"sean: do you have a soulmate?
will: define that.
sean: someone who challenges you.
will: that's easy - chuckie.
sean: no, you know chuckie would lie down in traffic for you. i'm talking about someone who you can relate to, who opens things up for you. someone who touches your soul.
will: sure, i got plenty.
sean: well, name them.
will: shakespeare, nietzsche, frost, o'conner...
sean: well that's great. they're all dead.
will: not to me, they're not.
sean: you can't have a lot of dialogue with them.
will: not without a heater and some serious smelling salts."
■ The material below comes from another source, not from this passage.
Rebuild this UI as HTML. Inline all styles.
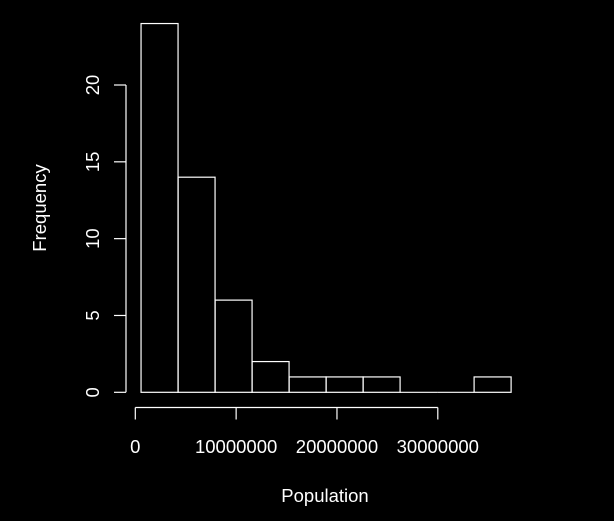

-dialogue from "good will hunting"
"i couldn't stop my eyes from wetting my face as i watched this scene from "good will hunting" so i put my hoodie on and walk outside, i don't need anyone asking me why i'm crying. they wouldn't understand. i mean, everyone thinks they're unique. everyone thinks they're a snowflake but really everyone's not. people conform, they want to fit in, thus either losing their individuality or never developing one. they become clones of one another and i'm no clone. i am different. weird? eccentric? maybe, but i'm good with it. see, anyone who knows me and has seen that movie sees me as the title character, both positively and negatively. i won't say i'm that smart. i'm not that smart. but i'm closer to him smart than to "100". and i understand certain aspects of what matt damon's character was going through. people tell me i'm wasting myself doing the bullshit i'm doing every day. every day!!! i'm smart, i'm creative and i'm talented. i need to be doing more, i get it. and the loneliness...it's extremely lonely being different. and it's extremely lonely being smart. that's the realization i've come to. i wipe my eyes but i can't stop crying. am i lonely? yes... do i have a soulmate? uh? probably...hopefully...who knows? i know it's not nietzsche or frost or shakespeare. i keep my hoodie over my face to hide my eyes as i go back inside. as sad as i am, i realize that this is my life as i b hunting for some sense of direction. i, b. hunting. now that is creative."